バスの定員はドライバーと添乗員を除く8人。バスの運行について、回覧板や掲示板で地域住民に知らせると、試験運行期間中から、毎回ほぼ満席の状況が続きました。そのため、当初は年度内に4回のみの運行計画でしたが、2022年度からは頻度を増やし、月に1回の運行に増便しています。最近の様子について鎌村さんはこう話します。

「利用者さんから『もう少し遠くのスーパーへ行きたい』といった声をいただき、皆さんにどんな希望があるのかアンケート調査を実施しました。アンケートを踏まえてみなとみらい地区にある大型スーパーへ行先を変更したところ、大変喜んでいただきました」(鎌村さん)

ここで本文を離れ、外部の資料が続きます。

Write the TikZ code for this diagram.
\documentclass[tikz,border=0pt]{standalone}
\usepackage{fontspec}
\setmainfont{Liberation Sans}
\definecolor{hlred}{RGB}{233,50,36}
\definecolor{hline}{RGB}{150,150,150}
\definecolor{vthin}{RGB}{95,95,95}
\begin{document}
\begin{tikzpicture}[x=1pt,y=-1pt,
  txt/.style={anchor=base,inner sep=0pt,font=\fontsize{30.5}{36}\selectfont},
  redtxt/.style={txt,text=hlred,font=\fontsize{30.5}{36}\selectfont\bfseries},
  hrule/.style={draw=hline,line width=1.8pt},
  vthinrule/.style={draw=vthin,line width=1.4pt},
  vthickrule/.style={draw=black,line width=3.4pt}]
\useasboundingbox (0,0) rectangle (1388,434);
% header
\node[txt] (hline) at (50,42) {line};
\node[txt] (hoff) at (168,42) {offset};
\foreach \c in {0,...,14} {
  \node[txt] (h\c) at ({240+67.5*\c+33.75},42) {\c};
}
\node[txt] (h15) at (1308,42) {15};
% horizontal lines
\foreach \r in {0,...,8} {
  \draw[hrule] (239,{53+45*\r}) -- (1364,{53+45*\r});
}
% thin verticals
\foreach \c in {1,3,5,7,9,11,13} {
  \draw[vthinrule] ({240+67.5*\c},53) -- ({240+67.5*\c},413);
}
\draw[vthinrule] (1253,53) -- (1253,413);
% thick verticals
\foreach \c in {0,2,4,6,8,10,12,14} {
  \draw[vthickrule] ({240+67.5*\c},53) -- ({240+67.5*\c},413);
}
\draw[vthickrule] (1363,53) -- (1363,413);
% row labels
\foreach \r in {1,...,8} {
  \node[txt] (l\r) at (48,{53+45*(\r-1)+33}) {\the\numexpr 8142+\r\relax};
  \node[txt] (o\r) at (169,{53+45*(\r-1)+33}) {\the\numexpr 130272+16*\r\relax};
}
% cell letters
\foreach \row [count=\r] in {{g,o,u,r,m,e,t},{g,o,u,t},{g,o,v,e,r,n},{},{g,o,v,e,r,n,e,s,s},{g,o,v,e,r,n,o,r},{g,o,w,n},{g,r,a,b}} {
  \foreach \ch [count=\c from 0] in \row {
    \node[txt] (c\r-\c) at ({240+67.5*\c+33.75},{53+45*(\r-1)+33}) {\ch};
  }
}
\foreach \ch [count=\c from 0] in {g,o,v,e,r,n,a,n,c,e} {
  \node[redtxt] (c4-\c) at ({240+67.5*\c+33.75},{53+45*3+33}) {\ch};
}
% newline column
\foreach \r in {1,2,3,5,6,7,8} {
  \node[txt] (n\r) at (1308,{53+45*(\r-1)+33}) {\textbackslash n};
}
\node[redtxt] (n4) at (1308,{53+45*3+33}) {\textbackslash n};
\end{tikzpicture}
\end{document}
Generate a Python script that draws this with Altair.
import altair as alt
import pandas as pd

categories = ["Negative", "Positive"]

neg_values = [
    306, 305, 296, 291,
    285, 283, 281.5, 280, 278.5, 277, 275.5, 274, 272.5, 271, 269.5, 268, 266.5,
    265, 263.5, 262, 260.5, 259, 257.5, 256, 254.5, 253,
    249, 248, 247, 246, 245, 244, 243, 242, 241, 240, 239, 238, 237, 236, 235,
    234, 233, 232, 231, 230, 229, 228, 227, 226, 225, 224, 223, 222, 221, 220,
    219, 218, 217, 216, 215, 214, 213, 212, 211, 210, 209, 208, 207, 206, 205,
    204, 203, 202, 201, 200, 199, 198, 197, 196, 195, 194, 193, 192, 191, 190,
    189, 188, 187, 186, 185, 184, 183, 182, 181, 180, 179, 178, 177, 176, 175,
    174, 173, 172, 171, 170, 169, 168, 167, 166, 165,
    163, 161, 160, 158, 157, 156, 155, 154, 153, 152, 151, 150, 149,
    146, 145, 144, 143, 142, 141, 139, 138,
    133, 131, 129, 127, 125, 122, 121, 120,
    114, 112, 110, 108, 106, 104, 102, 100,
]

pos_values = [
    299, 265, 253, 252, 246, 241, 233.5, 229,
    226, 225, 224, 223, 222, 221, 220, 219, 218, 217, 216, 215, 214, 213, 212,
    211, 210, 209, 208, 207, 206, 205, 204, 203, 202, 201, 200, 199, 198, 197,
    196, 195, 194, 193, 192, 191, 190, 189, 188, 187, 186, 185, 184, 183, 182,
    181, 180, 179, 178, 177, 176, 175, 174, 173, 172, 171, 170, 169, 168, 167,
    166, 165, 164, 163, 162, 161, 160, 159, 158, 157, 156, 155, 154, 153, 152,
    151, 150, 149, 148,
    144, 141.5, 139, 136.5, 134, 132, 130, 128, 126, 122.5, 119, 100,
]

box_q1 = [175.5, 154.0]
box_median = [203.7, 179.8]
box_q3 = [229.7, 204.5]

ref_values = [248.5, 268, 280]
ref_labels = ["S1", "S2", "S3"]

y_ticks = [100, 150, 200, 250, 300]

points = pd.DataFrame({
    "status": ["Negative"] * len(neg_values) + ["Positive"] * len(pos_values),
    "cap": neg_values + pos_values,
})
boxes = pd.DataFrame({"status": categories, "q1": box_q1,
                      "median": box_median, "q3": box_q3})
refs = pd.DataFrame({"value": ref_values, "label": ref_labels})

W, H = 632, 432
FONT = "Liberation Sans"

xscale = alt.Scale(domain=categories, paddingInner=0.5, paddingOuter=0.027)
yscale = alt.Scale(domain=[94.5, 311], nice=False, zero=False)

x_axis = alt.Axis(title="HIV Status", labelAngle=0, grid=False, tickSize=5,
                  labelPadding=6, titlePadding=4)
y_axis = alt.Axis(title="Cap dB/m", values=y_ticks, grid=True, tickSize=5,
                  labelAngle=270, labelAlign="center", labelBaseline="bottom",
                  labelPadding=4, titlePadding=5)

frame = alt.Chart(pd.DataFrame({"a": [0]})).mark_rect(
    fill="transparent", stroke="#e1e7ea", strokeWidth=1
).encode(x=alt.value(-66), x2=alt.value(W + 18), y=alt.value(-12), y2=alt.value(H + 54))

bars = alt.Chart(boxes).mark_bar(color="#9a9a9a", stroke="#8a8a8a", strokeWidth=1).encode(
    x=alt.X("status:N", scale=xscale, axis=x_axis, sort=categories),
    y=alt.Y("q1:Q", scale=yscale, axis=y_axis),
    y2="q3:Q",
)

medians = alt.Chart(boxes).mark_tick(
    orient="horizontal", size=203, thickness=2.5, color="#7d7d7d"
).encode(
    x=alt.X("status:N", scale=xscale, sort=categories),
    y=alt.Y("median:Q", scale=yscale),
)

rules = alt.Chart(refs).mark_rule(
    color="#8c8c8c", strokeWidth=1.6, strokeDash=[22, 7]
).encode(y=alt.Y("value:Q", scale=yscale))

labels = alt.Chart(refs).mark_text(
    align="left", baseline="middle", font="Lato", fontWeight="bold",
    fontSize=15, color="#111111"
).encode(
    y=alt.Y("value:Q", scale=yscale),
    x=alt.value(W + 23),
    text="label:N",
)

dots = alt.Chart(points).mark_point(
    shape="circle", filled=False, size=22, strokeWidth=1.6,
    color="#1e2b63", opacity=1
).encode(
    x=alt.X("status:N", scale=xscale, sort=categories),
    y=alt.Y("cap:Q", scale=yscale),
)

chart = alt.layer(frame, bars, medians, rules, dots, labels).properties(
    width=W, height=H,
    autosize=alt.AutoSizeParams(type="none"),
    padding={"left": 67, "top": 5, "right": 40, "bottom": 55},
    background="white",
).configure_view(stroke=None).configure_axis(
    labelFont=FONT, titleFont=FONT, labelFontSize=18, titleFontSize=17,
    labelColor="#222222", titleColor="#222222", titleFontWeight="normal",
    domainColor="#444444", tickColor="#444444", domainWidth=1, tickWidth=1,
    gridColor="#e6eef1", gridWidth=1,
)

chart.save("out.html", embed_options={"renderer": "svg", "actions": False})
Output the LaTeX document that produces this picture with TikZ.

「お花がきれいねー」と話す利用者の皆さん。買い物中もお互いに会話が弾む

“地域の足”としてだけでなく“交流の場”

「なかなか買い物に出かけられない高齢者のために」という思いでスタートした買い物支援。実際に買い物バスの運行をはじめてみると、いつの間にか、高齢者だけでなく、妊婦さんや小さいお子さんを抱えた地域住民の利用も増えていたといいます。実際にバスに乗り合わせた住民同士で後日一緒に買い物にでかけるなど、地域のつながりづくりにも一役買っています。

「さまざまな住民が利用する買い物バスは、“地域の足”としてだけではなく、利用者同士の自然な語らいが生まれ、世代間の交流の場としても機能していることに大きな価値があると感じています」(鎌村さん)

車内はいつも楽しそうに会話する利用者さんたちの笑顔であふれていると鎌村さん。バスに同乗する民生委員の方からも「まとめ買いをなさる方、足が悪くてなかなか買い物に行くのがつらい方、坂を荷物を持ってあがれない方、自転車で行けるけど重いものを買いたいので利用された方、みんなで一緒に買い物に行くのが楽しみな方、それぞれが楽しく買い物をしています」と声が届いています。

最近は小さな子どもを連れて利用する方も増えてきた
重い荷物を持って手助けをするなど、乗降のサポートも行なう

現在では、近隣の済生会東神奈川リハビリテーション病院も車両の提供に協力し、地域での広がりを見せているこの取り組み。コロナ禍によって外出や人との接触の機会が減ってしまった現在だからこそ、地域で連携しながら取り組む買い物支援が、地域住民の交流と笑顔を取り戻す役割を果たしています。